The Company has filed its Form 2A Listing Statement (the “Form 2A”) with the CSE, and is waiting for initial comments to complete the Form 2A for final approval to list C21’s common shares on the CSE.
Upon the Company receiving final approval to list its common shares for trading on the CSE, the Debentures will be forced to convert into a total of 33,500,000 common shares of the Company (the “Converted Shares”).
In connection with the Financing, the Company paid a total of $1,162,045 cash as finder’s fees, and issued non-transferable share purchase warrants (the “Warrants”) for the purchase of up to 765,795 common shares of the Company. The Warrants are exercisable at C$1.00 per share commencing on the date of listing of the Company on the CSE, and will expire on March 25, 2019.

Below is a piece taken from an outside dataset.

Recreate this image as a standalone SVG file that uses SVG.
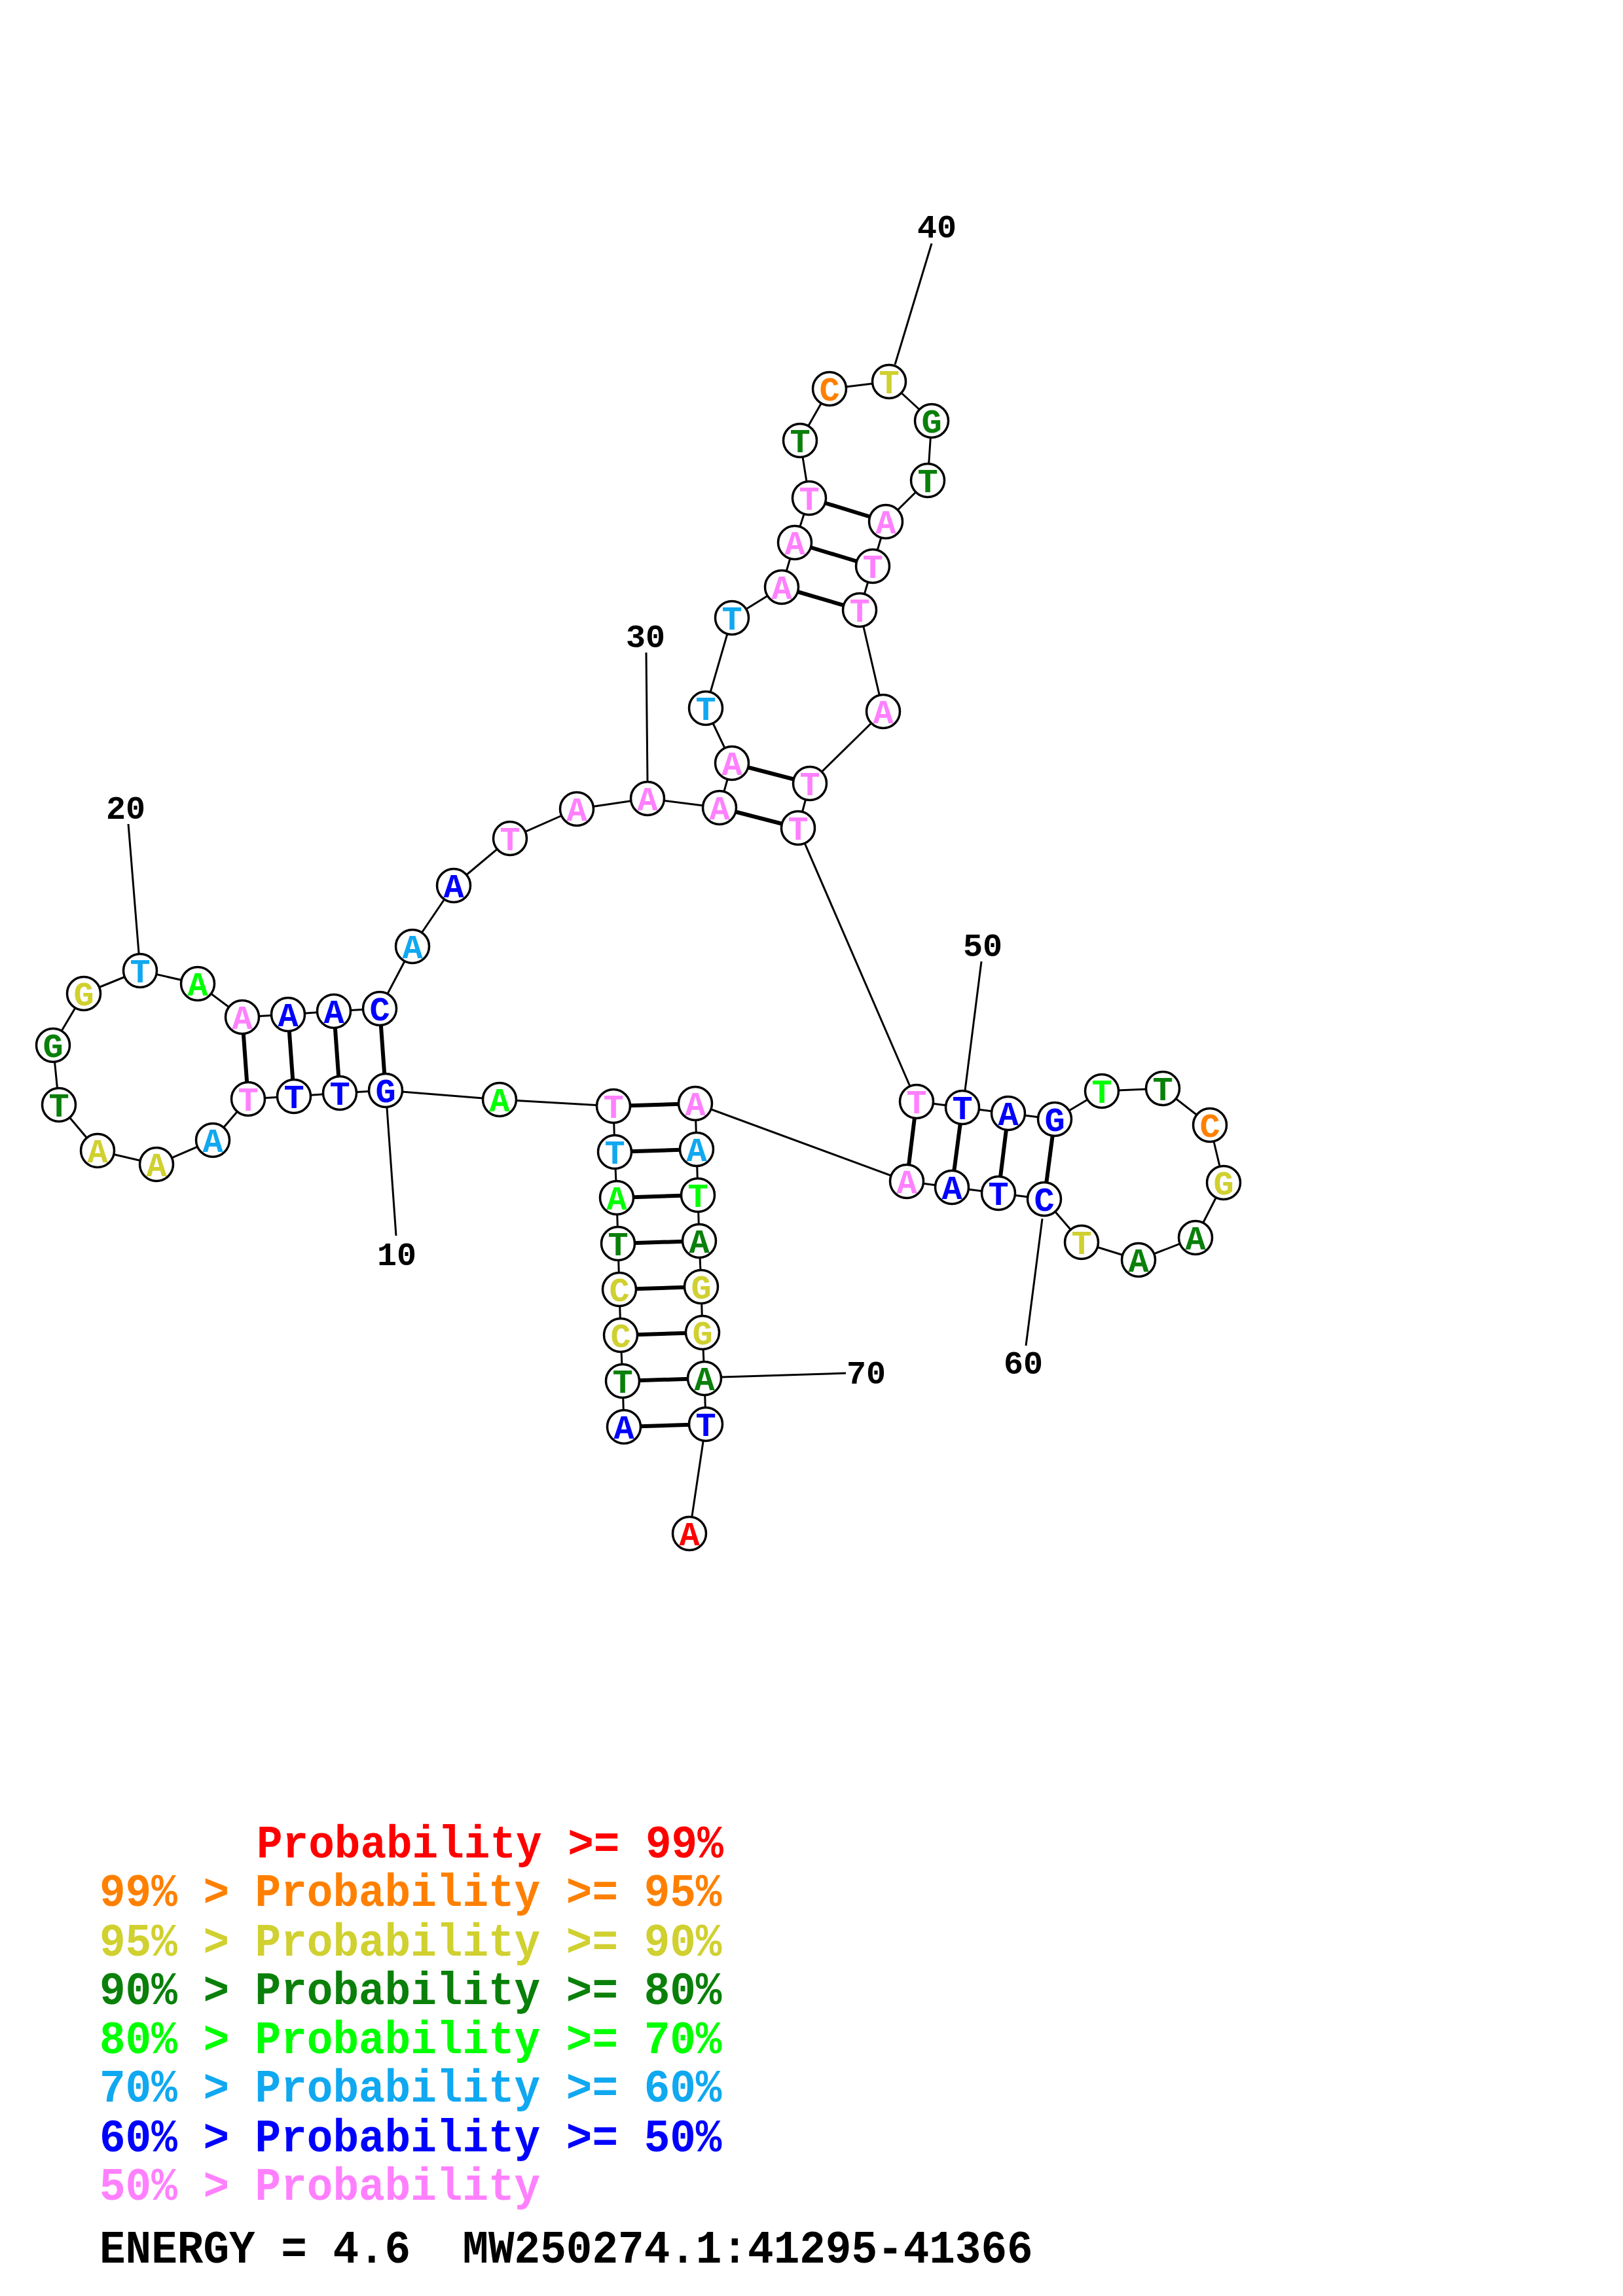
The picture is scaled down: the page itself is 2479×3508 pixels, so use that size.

The Converted Shares and any shares that may be issued on exercise of the Warrants will be subject to a hold period under applicable Canadian securities laws expiring on July 27, 2018, and will be subject to such further restrictions on resale as may apply under applicable foreign securities laws.
Following conversion of the Debentures, the Company will have approximately 39,479,695 common shares issued and outstanding.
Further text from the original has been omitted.